Saved data entries
* start *
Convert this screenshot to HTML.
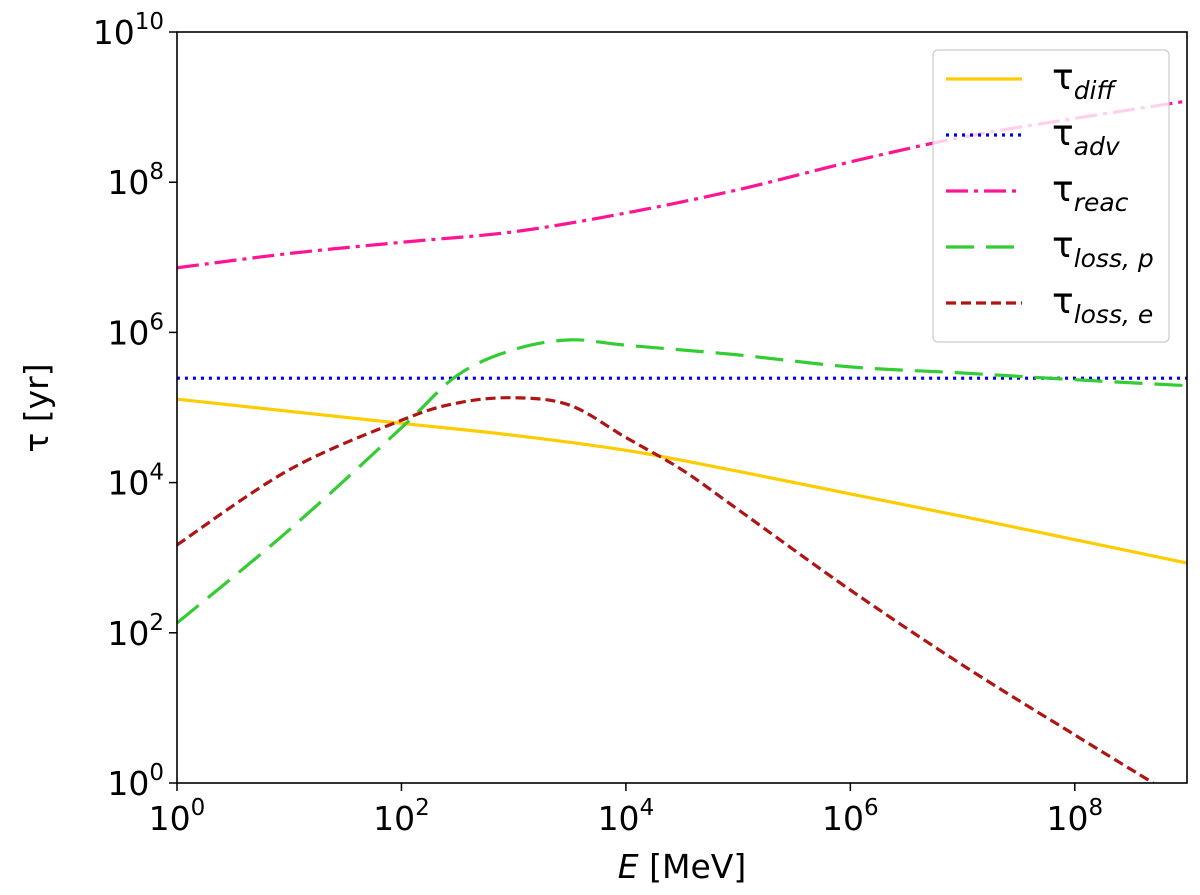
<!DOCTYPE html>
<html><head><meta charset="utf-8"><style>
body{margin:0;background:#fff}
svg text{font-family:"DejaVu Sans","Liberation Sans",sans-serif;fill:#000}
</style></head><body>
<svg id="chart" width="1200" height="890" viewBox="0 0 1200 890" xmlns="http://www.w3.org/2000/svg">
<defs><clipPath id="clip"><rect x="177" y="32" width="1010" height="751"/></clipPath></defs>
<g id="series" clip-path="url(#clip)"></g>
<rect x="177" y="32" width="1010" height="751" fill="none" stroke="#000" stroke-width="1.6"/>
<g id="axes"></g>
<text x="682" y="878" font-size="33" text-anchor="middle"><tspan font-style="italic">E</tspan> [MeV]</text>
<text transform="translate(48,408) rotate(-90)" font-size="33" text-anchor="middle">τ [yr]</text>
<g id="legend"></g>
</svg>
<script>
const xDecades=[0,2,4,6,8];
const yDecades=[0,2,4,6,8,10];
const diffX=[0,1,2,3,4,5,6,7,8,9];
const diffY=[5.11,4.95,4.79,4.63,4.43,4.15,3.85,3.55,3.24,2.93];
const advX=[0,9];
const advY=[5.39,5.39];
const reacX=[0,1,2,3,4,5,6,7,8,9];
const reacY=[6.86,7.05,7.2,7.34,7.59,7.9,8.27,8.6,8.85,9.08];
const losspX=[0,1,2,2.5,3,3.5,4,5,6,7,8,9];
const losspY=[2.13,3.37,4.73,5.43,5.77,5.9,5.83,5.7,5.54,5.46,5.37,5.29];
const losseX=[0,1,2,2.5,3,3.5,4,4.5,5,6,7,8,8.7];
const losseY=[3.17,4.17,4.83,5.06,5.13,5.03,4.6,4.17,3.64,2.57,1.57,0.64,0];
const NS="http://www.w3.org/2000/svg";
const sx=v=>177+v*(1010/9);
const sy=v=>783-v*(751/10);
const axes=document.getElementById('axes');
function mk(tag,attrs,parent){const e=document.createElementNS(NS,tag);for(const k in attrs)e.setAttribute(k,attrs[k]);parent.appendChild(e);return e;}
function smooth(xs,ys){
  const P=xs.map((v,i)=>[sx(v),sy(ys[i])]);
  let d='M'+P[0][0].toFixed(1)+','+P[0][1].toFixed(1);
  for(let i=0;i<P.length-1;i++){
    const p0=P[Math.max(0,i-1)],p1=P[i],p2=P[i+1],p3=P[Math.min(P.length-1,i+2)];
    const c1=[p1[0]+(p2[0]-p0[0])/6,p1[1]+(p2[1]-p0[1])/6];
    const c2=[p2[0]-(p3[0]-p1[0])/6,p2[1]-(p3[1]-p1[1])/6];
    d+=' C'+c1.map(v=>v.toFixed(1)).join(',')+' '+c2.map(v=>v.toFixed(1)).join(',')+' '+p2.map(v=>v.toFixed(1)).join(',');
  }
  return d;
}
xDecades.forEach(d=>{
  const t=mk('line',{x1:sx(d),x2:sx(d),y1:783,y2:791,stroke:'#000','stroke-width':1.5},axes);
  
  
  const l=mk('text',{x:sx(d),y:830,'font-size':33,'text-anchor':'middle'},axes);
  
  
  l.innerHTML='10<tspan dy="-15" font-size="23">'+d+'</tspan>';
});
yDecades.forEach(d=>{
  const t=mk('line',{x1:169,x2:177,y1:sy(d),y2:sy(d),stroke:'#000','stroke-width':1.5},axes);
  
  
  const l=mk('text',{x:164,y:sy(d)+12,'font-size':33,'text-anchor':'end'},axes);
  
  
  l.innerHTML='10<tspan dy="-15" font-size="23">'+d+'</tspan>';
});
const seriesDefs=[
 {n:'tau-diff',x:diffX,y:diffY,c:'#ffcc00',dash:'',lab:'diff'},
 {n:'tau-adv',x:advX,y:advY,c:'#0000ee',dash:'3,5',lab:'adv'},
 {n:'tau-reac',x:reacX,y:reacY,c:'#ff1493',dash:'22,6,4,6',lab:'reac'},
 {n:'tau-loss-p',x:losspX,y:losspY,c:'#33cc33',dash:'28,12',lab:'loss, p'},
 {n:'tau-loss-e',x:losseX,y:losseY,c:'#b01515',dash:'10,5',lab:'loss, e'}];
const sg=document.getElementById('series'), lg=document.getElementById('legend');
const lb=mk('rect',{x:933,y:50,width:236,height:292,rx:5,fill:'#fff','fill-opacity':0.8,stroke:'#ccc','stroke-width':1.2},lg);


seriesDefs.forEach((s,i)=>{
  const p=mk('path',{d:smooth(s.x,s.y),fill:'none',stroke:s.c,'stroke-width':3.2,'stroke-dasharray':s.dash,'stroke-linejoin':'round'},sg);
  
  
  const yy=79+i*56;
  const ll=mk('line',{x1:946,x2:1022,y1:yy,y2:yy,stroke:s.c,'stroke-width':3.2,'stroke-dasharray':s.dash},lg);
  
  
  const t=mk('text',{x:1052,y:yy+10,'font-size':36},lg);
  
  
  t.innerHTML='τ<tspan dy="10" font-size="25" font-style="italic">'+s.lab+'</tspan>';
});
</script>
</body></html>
* end *
* start *
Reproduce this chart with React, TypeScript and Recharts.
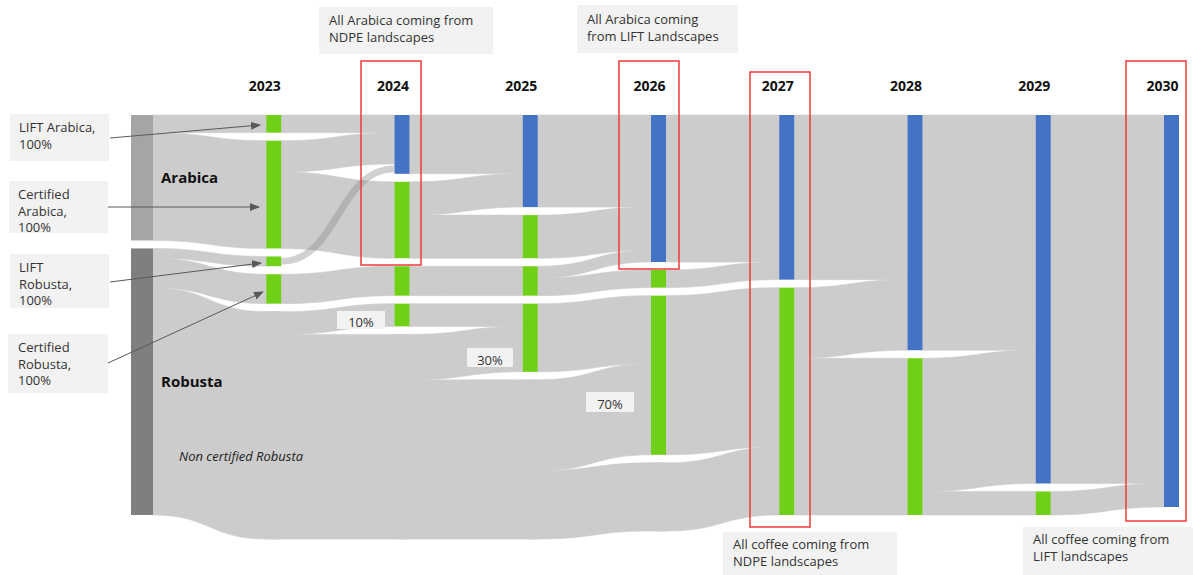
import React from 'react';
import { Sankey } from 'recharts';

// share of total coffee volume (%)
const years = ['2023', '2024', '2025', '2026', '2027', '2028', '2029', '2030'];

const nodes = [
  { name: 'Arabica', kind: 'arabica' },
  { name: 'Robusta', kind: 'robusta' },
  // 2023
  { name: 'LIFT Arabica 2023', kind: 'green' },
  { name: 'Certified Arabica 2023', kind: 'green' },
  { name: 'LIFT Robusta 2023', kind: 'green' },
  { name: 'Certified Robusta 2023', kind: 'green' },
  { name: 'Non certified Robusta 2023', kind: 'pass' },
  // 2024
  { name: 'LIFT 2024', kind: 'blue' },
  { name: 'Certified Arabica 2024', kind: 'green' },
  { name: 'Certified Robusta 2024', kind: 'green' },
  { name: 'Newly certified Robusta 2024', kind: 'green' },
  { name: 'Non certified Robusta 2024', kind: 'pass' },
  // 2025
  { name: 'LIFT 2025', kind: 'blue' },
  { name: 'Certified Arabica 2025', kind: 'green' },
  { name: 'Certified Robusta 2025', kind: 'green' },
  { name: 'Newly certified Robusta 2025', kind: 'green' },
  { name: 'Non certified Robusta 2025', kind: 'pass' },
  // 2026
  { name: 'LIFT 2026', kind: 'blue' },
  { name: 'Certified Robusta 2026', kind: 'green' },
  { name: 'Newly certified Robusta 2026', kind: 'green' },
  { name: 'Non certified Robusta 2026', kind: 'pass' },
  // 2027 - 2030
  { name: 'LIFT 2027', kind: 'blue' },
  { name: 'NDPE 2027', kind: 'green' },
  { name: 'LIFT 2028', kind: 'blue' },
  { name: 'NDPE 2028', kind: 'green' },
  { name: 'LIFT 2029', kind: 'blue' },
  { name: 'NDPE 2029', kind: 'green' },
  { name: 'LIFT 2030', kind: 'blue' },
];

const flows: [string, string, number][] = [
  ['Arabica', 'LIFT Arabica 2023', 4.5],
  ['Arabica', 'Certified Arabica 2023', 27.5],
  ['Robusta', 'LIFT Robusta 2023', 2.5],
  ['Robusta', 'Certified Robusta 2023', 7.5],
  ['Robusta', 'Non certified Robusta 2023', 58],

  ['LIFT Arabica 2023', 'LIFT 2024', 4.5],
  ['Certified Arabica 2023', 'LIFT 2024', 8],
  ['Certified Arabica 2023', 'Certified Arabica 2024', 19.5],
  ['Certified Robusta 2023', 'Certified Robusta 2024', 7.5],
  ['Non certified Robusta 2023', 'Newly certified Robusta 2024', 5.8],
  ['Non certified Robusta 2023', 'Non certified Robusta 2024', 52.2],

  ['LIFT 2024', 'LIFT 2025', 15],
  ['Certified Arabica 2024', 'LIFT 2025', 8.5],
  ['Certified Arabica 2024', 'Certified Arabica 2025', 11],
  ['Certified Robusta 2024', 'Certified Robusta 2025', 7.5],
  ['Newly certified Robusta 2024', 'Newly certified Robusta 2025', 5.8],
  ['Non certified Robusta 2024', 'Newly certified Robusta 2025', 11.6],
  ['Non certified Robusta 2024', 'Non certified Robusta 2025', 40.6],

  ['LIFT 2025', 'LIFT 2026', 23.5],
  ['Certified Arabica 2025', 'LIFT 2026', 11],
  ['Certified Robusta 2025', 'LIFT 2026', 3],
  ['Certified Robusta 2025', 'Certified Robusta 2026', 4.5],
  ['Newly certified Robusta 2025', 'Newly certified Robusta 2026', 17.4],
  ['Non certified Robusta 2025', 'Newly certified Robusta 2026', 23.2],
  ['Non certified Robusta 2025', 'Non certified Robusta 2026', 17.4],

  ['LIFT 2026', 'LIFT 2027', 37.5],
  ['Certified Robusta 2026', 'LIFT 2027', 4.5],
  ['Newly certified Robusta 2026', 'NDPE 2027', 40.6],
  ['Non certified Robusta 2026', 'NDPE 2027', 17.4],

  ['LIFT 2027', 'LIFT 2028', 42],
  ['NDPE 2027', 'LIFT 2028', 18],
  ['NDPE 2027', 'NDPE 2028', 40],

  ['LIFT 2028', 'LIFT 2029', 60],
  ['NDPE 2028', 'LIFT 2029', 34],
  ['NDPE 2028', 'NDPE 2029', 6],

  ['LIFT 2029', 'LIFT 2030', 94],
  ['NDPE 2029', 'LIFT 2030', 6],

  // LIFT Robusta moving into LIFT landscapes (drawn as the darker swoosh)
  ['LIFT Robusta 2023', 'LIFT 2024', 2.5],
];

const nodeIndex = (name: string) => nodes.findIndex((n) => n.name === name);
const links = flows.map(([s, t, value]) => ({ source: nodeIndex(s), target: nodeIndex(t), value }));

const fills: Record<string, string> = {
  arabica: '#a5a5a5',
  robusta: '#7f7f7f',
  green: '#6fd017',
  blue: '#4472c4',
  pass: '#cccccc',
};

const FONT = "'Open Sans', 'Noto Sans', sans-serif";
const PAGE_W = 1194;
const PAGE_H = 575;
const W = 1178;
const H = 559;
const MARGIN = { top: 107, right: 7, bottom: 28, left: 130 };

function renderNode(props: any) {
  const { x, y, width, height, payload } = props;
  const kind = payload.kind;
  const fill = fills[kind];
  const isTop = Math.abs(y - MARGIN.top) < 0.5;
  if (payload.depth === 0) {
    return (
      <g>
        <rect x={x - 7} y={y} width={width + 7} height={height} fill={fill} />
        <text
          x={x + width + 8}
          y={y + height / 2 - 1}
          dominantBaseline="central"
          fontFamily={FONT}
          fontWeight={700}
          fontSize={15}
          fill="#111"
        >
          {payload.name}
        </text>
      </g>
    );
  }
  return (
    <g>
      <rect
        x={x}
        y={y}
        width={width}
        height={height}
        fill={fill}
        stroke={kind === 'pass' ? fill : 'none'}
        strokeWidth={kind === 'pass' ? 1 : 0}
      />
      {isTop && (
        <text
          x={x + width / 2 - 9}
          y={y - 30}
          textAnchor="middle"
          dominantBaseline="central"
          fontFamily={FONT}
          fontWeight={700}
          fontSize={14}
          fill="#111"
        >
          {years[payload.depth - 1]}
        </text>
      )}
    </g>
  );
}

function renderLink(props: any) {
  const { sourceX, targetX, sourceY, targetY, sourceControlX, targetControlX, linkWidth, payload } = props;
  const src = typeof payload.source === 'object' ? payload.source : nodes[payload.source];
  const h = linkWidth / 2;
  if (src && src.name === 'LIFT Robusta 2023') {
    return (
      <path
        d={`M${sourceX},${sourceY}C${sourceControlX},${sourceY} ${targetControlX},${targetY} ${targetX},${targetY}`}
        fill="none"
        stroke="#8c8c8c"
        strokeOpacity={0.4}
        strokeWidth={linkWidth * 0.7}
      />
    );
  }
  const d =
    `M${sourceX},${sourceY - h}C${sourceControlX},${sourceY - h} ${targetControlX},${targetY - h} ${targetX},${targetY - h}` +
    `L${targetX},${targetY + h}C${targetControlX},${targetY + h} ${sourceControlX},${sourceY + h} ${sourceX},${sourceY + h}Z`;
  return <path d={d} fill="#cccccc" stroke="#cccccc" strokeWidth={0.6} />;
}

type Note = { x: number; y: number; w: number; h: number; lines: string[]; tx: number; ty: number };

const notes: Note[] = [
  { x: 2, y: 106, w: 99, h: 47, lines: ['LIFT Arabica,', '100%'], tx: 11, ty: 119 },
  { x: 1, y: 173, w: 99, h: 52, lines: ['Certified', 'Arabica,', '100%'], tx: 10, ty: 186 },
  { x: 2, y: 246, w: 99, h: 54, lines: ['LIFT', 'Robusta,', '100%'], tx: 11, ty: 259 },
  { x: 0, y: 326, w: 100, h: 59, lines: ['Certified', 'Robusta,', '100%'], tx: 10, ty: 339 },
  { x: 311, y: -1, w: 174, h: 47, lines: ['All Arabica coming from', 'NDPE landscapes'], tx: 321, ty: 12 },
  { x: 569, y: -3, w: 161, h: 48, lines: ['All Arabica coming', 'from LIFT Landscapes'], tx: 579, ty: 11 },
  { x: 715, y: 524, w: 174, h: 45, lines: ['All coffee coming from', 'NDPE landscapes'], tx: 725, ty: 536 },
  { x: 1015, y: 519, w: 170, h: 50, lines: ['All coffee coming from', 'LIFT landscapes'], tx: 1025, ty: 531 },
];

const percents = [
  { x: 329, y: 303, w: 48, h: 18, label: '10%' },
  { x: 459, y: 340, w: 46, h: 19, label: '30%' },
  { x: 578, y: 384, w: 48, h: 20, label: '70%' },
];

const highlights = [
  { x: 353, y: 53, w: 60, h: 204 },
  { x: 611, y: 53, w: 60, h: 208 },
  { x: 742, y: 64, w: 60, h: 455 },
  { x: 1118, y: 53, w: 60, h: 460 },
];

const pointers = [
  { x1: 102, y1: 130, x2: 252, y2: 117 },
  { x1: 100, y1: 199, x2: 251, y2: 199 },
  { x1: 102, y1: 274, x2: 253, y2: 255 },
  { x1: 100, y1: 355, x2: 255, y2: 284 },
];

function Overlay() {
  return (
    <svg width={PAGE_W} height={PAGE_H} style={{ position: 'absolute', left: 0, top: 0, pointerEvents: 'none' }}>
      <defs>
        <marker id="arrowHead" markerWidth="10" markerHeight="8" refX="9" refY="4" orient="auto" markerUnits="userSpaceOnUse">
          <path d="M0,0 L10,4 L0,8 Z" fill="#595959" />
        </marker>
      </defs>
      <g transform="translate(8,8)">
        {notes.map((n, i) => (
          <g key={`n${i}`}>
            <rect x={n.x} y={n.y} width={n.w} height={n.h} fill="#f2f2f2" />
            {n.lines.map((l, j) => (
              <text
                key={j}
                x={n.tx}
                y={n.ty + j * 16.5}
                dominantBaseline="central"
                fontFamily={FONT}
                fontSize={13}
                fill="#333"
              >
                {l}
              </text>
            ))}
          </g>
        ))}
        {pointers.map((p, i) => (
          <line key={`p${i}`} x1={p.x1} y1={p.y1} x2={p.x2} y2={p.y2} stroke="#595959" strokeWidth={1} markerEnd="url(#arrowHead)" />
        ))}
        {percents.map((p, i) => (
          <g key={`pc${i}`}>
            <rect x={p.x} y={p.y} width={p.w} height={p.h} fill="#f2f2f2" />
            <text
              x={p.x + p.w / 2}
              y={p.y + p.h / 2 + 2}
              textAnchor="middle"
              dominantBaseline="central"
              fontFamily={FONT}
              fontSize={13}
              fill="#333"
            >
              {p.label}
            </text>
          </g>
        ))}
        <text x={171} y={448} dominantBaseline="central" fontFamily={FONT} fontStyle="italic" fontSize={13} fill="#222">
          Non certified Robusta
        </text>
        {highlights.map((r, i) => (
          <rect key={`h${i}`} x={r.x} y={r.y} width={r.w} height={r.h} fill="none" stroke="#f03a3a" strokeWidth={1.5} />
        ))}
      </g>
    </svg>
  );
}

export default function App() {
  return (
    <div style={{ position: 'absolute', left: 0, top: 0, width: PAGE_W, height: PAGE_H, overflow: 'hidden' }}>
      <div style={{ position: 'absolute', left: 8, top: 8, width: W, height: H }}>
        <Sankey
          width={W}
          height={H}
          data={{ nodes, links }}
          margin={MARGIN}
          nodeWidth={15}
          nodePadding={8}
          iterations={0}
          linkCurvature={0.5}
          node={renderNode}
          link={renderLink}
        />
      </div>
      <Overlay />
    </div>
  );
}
* end *
#### WHAT TO WORK ON:
Look for "React" and pull out every line that has it.

#### RESPONSE TO THIS EXERCISE:
Reproduce this chart with React, TypeScript and Recharts.
import React from 'react';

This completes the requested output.